Walter Crosby spent the last seven years of his life working on the Piper Cub he had dreamed of restoring since he paid $650 for the tattered two-seater in 1962. He had meanwhile raised children, worked as a police officer and tradesman, and earned an A&P certificate—restoring half a dozen other aircraft over the years. The Cub, stored in pieces around the family home, was for later, his wife said, a retirement project.
In October, Crosby and his wife, Geri, returned to Florida for a seventh winter of work on the Cub, and the sixth year of Walter Crosby’s battle against cancer. Walter Crosby and fellow EAA Chapter 282 member Bob Henry had forged a strong friendship working together on the 1946 Cub, and nearly finished it. But by late December, Crosby was quickly losing his strength.
Walter Crosby with his unfinished Cub in 2010.
“He started telling his friends at the airport, ‘I’ll never see it fly,’” Geri recalled. Crosby’s friends—Henry, John Shepard, Mike Canter, and Gino DiNucci—would have none of that.
DiNucci, an aviation mechanic with inspection authority (IA) who is working on a Cub of his own, among other projects, had promised Crosby that he would finish N88667 if Crosby lost his battle before the job was done. Now, the goal was to let Crosby see his Cub fly.
“We really wanted to get it done before he passed,” DiNucci said, adding the job was made easier by the meticulous attention to detail and skill with which Crosby and Henry had worked. (DiNucci said he has given many visiting friends a tour of Crosby’s home to show off his friend’s craftsmanship, and they are always impressed.)

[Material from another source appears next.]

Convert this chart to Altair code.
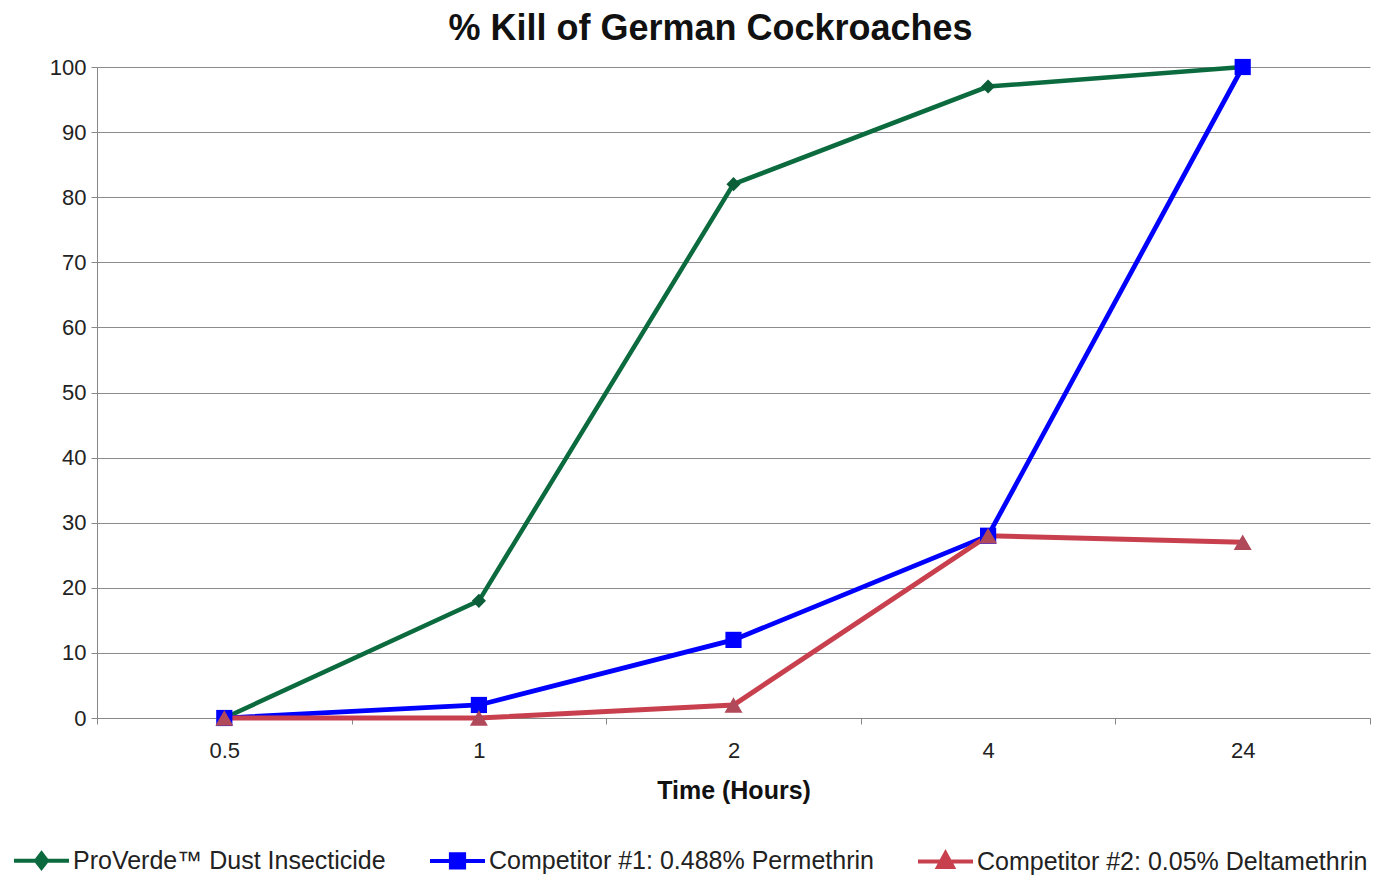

A two-week final push of daily labor on finishing touches culminated Jan. 13, when DiNucci opened the throttle and lifted off from Clearwater Air Park, guiding Crosby’s Cub skyward for the first time since long before the 1962 purchase. Below, Crosby sat with his daughter in a chair by the window; his home overlooks the runway.
Walter and Geri Crosby, seen here in Walter’s shop in January 2011.
DiNucci flew a pass overhead to make sure his friend got a good look. Crosby mustered the strength to say three words about it to the Tampa Bay Times: “Enjoyed it immensely.”
Over the years, the Crosbys made 14 visits to the annual Sentimental Journey Fly In, celebrating Pipers in Pennsylvania. The sight of row upon row of gleaming yellow Cubs helped fuel the desire to get Crosby’s machine back in the air, and the project moved closer and closer to completion.
“Each year, we’d get more enthused,” Geri recalled. “It’s given us a lot of fun through the years.”
Four days after the first flight, DiNucci again guided N88667 to the runway, this time with Geri as a passenger, her husband watching from his window seat. Within hours of her return, Crosby slipped into a coma; he died Jan. 28. He was 74. A memorial service is planned Feb. 11.
Geri said the family is deeply grateful to the friends who rallied to make it happen.
“I think, especially at this time, it’s really, really helpful to me and the family, the gesture that they made and the fact that he was able to see a completed airplane,” she said. “You don’t find people like that.”